# Instructions for the task:
Write out, word for word, every line from the first one through the line that holds "dc_sig = [False, True, True]", and nothing else; skip the pictures.

# Data extract:
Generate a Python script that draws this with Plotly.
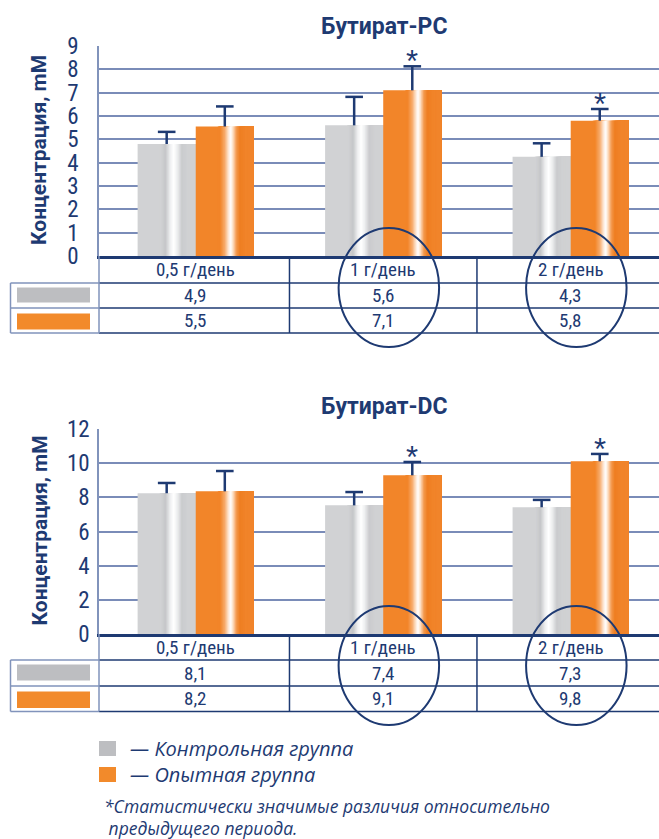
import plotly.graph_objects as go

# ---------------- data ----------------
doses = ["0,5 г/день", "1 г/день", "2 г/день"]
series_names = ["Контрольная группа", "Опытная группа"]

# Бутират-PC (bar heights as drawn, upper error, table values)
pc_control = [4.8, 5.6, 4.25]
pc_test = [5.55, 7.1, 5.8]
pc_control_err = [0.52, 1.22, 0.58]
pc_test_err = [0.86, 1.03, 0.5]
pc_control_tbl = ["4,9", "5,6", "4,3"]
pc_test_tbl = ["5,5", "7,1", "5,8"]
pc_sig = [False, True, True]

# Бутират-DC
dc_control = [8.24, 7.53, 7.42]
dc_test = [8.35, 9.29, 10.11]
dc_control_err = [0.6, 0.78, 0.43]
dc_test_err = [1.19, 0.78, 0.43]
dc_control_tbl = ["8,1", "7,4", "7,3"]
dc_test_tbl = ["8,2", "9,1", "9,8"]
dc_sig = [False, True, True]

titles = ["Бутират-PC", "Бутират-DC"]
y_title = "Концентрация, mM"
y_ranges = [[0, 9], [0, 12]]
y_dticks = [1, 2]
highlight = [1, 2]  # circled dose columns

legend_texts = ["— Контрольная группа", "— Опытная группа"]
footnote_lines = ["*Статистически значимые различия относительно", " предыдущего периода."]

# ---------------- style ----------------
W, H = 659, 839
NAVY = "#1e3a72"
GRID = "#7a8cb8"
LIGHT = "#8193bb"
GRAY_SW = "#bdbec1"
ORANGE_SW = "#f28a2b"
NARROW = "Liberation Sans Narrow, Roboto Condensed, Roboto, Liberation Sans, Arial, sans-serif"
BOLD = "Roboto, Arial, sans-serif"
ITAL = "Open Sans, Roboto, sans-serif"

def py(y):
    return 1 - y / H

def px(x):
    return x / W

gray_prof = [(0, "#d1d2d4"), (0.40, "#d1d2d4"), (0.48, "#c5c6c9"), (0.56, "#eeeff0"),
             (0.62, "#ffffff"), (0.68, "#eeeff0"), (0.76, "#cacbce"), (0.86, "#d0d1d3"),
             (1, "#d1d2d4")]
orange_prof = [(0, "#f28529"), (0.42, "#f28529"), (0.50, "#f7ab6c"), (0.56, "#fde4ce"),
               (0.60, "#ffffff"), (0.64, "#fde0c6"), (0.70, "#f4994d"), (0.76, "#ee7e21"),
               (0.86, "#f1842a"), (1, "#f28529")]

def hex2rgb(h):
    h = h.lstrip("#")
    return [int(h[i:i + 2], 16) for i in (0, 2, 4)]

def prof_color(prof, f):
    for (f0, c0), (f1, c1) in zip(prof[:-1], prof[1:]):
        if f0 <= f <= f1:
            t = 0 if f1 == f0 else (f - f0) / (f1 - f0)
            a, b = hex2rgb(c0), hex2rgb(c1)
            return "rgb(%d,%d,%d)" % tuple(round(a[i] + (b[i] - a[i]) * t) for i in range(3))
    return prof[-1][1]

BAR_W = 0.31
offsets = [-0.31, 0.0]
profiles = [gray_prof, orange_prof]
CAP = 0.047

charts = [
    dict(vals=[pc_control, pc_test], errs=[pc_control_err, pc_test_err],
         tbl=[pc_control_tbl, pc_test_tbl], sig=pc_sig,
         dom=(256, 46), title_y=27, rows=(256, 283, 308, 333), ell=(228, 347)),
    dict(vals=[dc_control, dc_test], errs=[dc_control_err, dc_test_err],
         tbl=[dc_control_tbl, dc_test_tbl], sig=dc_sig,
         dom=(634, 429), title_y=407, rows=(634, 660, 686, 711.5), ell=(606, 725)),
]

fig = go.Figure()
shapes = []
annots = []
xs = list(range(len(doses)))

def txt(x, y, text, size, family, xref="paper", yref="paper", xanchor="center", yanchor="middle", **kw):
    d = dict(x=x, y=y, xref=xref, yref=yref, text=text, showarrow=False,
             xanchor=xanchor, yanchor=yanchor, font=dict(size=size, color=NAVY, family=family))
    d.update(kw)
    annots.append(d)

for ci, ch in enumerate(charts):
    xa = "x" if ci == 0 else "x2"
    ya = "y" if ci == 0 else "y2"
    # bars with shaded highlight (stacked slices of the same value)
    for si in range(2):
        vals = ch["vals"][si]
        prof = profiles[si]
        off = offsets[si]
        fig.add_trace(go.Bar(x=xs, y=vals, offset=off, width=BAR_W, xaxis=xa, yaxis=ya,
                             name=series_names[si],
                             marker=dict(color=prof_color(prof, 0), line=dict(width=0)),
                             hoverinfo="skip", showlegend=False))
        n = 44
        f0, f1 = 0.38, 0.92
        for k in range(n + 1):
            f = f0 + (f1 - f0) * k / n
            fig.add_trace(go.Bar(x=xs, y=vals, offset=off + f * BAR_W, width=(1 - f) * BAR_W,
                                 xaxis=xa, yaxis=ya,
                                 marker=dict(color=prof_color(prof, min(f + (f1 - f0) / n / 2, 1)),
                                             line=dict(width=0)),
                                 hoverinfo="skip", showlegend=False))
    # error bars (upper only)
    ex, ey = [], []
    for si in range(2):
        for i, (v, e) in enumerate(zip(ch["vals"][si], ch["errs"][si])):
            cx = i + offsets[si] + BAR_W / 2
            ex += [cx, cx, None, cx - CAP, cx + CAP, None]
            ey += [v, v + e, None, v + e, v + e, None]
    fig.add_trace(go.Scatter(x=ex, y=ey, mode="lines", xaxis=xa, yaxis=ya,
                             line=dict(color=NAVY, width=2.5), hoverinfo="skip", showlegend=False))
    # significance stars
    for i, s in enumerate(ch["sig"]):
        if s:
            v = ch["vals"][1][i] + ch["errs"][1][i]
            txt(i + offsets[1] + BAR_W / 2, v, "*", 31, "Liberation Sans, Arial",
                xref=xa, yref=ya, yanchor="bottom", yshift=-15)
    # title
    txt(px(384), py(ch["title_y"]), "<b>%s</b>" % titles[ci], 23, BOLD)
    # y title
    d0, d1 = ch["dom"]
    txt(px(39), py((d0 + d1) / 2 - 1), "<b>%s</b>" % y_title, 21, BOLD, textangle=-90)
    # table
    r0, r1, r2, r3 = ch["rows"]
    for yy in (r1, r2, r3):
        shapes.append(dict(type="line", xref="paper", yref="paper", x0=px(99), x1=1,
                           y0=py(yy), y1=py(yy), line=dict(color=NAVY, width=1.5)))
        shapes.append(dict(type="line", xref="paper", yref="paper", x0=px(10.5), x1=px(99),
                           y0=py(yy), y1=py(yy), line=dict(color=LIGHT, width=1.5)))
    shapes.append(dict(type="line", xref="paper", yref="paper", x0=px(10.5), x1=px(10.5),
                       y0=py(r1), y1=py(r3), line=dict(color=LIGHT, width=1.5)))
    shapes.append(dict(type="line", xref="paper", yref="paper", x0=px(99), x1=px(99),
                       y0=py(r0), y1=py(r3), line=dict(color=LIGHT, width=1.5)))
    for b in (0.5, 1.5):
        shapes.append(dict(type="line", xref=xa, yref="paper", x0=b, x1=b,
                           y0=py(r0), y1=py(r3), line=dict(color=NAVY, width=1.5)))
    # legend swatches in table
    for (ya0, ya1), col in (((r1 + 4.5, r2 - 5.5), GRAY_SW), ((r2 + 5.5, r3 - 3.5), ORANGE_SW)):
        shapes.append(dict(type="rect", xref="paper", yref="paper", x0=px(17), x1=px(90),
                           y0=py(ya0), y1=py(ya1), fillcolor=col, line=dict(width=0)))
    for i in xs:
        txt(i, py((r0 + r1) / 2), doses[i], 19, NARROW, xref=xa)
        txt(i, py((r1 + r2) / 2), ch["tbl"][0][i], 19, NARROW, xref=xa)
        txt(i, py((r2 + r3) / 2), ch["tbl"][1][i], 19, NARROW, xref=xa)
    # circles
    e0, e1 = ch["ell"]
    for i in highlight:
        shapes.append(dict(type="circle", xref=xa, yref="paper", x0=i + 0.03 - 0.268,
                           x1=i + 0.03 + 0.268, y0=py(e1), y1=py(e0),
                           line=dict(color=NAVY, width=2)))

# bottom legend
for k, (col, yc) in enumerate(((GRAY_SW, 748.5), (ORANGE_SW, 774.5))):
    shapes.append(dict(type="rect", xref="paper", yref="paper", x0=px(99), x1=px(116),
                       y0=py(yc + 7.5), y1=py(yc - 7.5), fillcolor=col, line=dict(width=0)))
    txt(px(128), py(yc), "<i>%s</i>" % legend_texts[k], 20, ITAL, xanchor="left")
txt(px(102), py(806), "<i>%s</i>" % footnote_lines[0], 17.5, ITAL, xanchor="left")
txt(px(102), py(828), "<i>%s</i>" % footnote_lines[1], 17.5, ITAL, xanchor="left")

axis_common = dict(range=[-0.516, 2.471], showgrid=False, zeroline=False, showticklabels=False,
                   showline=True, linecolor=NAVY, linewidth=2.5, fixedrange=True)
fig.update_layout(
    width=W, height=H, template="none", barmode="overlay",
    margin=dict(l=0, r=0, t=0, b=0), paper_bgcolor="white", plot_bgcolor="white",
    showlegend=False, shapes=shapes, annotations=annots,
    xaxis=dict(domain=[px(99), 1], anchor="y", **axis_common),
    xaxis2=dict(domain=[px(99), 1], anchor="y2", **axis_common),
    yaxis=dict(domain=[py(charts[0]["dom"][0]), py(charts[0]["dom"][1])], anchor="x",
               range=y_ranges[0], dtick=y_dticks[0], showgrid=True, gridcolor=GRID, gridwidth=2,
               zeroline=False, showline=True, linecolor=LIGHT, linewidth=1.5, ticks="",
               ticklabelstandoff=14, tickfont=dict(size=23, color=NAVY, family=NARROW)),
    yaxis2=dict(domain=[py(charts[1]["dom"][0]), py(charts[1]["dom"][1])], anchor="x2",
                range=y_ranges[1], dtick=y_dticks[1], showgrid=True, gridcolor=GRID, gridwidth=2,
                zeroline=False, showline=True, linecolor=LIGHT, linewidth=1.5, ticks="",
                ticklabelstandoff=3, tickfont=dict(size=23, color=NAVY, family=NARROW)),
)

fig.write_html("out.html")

# Answer for this exercise:
Generate a Python script that draws this with Plotly.
import plotly.graph_objects as go

# ---------------- data ----------------
doses = ["0,5 г/день", "1 г/день", "2 г/день"]
series_names = ["Контрольная группа", "Опытная группа"]

# Бутират-PC (bar heights as drawn, upper error, table values)
pc_control = [4.8, 5.6, 4.25]
pc_test = [5.55, 7.1, 5.8]
pc_control_err = [0.52, 1.22, 0.58]
pc_test_err = [0.86, 1.03, 0.5]
pc_control_tbl = ["4,9", "5,6", "4,3"]
pc_test_tbl = ["5,5", "7,1", "5,8"]
pc_sig = [False, True, True]

# Бутират-DC
dc_control = [8.24, 7.53, 7.42]
dc_test = [8.35, 9.29, 10.11]
dc_control_err = [0.6, 0.78, 0.43]
dc_test_err = [1.19, 0.78, 0.43]
dc_control_tbl = ["8,1", "7,4", "7,3"]
dc_test_tbl = ["8,2", "9,1", "9,8"]
dc_sig = [False, True, True]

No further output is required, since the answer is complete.